In Inspire! Champy tells the story of successful businesses and how they ingeniously met their customers' needs.  Author of other works including the bestseller, coauthored with Michael Hammer, Reengineering the Corporation (rev. ed., CH, Feb'02, 39-3479) and Outsmart!: How to Do What Your Competitors Can't (CH, Sep'08, 46-0393), Champy uses detailed accounts of several companies such as Stonyfield Farm, Go Daddy, and Honest Tea to demonstrate different ideals of inspiring customers.  The strategies and tactics outlined in the book are unique to each company based on their individual positioning, from offering convenient and fun cars for rent on an hourly basis (Zipcar) to offering sign language videos for children (Two Little Hands Productions).  Some concepts in the accounts are not new but are worth reiterating, e.g., being honest or empathetic.  The stories are what make this book memorable, however, and the ideas Champy describes are transferable. Inspire!'s best feature is the range of examples, which are drawn from a variety of industries as well as small and large companies.  The book's format is sequential, and each chapter presents a case of a different company and bulleted hightlights on how to connect with customers.  Summing Up: Recommended ** Business collections serving general readers, all levels of students, faculty, and practitioners.
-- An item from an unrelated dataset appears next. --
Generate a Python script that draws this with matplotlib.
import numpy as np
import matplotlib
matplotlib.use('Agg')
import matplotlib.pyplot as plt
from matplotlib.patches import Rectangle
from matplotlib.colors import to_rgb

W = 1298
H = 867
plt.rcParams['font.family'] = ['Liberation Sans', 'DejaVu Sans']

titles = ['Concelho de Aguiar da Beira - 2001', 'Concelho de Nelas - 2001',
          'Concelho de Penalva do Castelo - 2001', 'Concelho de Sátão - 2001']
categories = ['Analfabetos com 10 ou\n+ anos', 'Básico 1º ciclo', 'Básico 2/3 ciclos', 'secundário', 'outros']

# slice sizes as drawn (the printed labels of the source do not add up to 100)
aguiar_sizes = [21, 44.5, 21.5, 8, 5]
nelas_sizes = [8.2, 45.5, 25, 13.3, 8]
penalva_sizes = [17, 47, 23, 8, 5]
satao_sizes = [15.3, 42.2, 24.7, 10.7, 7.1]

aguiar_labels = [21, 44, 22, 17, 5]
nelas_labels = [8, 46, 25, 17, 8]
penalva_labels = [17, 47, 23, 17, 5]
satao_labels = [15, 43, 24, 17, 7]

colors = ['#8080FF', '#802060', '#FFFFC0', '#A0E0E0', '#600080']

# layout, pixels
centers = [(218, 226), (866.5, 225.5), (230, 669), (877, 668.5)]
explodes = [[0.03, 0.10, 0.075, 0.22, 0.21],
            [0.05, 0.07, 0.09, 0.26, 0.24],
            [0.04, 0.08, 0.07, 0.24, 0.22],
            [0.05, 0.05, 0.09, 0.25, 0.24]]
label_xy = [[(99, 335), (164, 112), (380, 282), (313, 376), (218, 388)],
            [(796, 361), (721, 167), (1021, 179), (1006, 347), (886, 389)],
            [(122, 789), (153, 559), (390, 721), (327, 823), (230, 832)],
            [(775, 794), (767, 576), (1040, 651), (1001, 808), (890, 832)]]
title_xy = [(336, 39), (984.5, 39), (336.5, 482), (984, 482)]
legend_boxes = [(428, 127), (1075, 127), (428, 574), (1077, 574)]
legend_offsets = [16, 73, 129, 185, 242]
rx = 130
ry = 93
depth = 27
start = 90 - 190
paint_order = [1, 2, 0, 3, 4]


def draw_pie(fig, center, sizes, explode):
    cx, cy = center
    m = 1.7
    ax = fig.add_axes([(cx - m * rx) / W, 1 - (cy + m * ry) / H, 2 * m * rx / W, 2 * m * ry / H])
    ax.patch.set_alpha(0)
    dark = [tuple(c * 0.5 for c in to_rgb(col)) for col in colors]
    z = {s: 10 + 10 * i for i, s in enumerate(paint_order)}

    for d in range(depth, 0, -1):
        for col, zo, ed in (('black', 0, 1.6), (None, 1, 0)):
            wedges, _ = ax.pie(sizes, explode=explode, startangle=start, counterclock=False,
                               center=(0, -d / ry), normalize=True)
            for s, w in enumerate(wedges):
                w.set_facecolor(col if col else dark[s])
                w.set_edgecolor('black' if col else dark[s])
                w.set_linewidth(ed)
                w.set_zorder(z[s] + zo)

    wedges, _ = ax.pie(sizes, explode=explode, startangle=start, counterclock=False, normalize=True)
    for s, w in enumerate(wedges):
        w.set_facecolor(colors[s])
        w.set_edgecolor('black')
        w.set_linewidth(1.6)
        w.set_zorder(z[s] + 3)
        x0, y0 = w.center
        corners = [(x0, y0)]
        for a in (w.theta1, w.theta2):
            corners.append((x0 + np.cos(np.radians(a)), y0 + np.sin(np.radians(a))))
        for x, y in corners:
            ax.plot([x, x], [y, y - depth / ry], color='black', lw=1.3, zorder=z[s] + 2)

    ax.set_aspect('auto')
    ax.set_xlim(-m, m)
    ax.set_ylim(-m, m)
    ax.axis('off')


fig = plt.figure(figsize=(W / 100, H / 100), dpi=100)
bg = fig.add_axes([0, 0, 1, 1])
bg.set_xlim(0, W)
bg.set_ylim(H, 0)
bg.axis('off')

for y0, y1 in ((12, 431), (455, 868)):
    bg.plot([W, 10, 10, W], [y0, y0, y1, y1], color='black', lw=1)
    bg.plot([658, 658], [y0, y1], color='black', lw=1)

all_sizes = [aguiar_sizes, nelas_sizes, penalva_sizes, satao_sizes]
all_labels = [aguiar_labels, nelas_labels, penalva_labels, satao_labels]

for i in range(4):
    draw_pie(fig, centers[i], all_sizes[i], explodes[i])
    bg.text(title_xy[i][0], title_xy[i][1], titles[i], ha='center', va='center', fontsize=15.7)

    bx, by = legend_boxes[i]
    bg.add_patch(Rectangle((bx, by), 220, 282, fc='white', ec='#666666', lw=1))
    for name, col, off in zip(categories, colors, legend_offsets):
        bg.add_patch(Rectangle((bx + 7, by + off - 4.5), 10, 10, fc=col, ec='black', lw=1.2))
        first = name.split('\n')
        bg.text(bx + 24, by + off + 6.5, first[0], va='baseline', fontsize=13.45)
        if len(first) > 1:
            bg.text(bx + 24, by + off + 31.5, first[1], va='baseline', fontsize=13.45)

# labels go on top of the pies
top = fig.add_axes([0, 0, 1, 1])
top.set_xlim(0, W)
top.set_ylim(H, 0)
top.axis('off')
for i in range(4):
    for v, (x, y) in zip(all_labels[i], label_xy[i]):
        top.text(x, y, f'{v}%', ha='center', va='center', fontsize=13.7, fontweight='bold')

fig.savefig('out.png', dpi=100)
Acclamations for outsmart!

Dr. Robert “Bob” Metcalfe
General Partner
Polaris Venture Partners

“Champy’s is a beautiful little book, full of delightful stories and handy checklists that teach how to succeed in businesses by really trying.”

“Jim Champy, co-father of corporate reengineering, weaves the wisdom of Santa Anna, Charles Darwin, Peter Drucker, Paul Samuelson, Captain Queeg, and Jim Champy through short stories and charming checklists of business success.”
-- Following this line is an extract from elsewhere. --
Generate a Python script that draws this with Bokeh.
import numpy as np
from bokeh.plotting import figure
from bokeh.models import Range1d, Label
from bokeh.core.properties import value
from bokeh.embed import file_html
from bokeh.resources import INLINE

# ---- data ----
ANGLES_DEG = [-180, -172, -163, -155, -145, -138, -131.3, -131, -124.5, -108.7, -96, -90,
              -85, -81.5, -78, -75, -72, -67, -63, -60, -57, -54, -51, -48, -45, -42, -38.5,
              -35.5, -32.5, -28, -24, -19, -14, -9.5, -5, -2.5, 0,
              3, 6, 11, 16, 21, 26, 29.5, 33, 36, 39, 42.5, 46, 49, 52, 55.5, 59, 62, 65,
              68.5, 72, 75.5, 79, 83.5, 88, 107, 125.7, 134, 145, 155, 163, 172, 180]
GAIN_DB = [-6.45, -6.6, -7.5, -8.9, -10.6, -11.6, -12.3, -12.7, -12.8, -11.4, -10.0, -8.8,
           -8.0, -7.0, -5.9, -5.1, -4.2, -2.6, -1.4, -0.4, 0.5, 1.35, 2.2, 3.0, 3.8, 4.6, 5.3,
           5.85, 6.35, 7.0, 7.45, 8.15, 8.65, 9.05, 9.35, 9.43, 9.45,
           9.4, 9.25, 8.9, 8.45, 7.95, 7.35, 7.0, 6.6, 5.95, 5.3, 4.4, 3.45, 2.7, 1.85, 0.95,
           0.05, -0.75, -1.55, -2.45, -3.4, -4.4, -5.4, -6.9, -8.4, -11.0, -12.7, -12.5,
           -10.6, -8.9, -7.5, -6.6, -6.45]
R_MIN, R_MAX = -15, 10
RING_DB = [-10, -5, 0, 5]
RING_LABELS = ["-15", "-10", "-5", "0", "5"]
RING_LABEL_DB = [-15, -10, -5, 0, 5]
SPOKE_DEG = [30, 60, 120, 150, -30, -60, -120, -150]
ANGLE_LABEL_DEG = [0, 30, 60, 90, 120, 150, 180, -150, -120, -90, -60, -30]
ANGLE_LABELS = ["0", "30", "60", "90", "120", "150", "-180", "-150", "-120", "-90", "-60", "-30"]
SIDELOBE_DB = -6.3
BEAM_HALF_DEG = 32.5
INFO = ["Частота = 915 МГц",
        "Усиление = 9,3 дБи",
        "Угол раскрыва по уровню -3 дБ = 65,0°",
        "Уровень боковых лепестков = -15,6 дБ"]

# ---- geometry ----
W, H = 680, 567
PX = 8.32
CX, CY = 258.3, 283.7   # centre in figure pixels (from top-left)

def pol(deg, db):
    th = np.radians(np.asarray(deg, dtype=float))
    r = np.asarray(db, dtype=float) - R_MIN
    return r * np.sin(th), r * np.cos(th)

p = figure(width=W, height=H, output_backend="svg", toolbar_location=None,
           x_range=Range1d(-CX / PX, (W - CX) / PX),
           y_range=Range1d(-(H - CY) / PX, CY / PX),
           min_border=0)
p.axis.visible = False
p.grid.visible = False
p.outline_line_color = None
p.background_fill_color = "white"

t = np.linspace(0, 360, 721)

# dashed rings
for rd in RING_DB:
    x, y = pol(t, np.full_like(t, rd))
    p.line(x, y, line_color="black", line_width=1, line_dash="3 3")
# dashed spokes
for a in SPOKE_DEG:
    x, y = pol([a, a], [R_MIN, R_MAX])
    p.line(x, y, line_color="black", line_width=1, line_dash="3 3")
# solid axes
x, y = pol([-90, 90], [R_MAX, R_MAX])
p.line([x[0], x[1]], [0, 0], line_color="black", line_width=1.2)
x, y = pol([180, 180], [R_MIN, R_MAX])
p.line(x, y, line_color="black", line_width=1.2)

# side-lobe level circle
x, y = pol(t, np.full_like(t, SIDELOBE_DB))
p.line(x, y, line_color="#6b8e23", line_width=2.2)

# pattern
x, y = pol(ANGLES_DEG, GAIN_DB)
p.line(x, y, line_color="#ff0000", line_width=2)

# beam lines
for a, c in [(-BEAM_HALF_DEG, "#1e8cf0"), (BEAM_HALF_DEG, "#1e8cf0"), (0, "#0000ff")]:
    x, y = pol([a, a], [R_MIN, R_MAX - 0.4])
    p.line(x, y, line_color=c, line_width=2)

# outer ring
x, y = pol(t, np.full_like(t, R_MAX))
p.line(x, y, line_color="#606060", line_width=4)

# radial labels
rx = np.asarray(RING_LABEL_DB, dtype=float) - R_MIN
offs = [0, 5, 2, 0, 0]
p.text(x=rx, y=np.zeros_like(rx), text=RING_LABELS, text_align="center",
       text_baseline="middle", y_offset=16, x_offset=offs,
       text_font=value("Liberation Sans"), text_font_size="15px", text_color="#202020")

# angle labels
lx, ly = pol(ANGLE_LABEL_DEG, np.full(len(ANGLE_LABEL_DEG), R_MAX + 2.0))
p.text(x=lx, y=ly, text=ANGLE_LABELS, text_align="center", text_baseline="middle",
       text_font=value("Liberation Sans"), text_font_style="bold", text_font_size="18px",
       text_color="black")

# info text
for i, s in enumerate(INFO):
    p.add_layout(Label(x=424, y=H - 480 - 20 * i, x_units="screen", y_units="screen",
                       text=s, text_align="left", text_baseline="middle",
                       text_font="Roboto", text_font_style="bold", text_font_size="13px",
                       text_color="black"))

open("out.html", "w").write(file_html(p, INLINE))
“To outsmart or be outsmarted, that is the question in modern business.  Jim Champy has found the answer, in fact many answers, by looking inside amazingly successful companies.  And he tells their simple stories in this book that is so delightfully short it can be read on one flight.”


Ray Stata
Chairman of the Board
Analog Devices, Inc.

“In Outsmart, to better understand how to compete and thrive in today’s chaotic, high-risk business world, Champy analyzes the success stories of nine diverse, high-growth companies.  Through the lens of an insightful, celebrated management consultant, Champy abstracts the essentials which underpin the success of the smartest he could identify and then poses questions about how the lessons learned from their experience can be applied more universally to create new businesses or to rejuvenate the performance of established firms.”
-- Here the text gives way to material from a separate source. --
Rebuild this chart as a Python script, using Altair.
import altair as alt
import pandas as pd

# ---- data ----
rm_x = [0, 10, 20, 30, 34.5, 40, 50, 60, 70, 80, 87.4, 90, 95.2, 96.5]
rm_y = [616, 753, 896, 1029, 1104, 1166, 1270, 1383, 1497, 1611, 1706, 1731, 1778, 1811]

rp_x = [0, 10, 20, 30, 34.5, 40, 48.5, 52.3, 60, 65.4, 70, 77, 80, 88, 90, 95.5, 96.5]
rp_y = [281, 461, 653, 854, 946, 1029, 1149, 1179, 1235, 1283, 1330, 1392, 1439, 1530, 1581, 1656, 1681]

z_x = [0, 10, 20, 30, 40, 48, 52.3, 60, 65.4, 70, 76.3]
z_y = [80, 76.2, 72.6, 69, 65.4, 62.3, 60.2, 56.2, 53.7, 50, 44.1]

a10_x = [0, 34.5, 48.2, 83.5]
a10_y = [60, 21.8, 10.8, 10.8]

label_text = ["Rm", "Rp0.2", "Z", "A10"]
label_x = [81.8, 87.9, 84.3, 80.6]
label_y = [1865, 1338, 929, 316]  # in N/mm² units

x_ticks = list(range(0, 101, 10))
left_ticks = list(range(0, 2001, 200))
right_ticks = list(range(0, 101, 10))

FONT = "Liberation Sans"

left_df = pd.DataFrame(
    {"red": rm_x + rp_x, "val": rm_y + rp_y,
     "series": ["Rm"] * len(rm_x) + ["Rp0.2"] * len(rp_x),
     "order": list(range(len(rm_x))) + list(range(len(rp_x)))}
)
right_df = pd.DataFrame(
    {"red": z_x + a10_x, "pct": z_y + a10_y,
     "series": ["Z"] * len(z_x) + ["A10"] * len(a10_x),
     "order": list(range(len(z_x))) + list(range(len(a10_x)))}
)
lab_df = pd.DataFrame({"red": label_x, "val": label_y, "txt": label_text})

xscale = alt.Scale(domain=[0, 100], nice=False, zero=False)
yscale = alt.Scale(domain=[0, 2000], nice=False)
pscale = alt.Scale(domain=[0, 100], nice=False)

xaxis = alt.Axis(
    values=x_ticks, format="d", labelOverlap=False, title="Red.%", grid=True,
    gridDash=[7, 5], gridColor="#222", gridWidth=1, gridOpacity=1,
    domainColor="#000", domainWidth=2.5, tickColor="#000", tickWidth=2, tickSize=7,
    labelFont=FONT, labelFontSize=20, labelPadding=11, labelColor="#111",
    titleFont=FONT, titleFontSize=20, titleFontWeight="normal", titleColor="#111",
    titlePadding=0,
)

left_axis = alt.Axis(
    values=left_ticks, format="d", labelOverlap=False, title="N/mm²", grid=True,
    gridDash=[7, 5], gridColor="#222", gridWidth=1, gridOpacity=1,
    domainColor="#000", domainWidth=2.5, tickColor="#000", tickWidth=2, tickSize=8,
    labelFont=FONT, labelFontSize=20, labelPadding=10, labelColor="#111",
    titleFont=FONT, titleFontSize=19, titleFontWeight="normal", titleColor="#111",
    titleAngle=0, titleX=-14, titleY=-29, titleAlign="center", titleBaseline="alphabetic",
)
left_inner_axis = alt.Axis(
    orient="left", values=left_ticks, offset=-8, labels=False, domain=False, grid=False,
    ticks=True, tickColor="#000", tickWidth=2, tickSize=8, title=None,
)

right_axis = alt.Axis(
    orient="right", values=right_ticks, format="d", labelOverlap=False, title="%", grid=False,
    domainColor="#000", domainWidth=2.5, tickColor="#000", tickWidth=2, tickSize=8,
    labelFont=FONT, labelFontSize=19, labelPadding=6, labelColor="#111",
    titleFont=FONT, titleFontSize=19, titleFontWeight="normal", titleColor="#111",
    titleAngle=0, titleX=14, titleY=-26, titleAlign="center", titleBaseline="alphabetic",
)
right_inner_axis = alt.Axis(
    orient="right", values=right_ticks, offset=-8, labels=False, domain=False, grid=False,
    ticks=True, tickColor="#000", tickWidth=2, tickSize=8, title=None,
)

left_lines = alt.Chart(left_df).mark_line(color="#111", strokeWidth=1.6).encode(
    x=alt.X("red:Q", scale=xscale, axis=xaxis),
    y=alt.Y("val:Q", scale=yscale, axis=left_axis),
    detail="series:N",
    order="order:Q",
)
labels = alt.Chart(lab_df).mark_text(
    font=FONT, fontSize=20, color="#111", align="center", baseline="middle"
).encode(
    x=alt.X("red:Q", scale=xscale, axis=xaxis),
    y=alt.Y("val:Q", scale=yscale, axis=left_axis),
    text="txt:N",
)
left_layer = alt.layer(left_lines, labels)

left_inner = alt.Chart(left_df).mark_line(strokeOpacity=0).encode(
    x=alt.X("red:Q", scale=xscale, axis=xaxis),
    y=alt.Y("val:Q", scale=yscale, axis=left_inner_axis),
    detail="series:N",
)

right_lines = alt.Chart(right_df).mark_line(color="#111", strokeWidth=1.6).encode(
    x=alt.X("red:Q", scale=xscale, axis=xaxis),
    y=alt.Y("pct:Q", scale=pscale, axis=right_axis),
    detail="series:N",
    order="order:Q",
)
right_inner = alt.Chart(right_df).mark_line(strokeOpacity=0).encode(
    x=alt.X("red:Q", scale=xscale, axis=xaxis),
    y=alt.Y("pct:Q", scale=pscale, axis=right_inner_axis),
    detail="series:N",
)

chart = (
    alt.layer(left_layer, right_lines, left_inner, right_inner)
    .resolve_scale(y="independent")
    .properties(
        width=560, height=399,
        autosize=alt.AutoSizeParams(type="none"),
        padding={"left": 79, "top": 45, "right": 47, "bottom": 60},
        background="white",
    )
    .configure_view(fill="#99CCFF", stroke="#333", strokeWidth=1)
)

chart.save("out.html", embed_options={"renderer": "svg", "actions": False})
“Champy’s engaging prose, fascinating success stories, penetrating reflections and provocative challenges to the status quo capture your full attention from the first page to the last and leave your mind swirling with new thoughts about how to exploit opportunities in a very different world.”


Gururaj “Desh” Deshpande
Founder and Chairman
Sycamore Networks, Inc.

“This book shows how to spot opportunities in a world that looks, at times, like everything is done.  Jim has strung together nine pearls that reveal the essence of entrepreneurship.”


Frances Hesselbein
Founding President & Chairman
Leader to Leader Institute

"Jim Champy’s call to action in Outsmart!: How to Do What Your Competitors Can't is filled with the power of ideas, courage, innovation and shared beliefs and values, the culture of the company."
 
"This small but mighty handbook is a great gift to leaders of the organization of the future."


Denis A. Bovin
Vice Chairman, Investment Banking
Bear Stearns & Co., Inc.

"At a time of accelerating change for businesses everywhere, it is clear that chaotic conditions represent opportunities for the prepared corporation. In this remarkably readable and incisive book, Jim Champy provides case studies of fast growing, innovative companies who have created and implemented successful strategies that are practical, market tested and reproducible in today's global marketplace. There are a wealth of lessons to be learned and applied from the experiences detailed here-insights that can help create sustainable competitive advantages and make the difference between dramatic growth and stasis.This timely contribution to the business press can be read in a few hours, and its lessons will endure for years."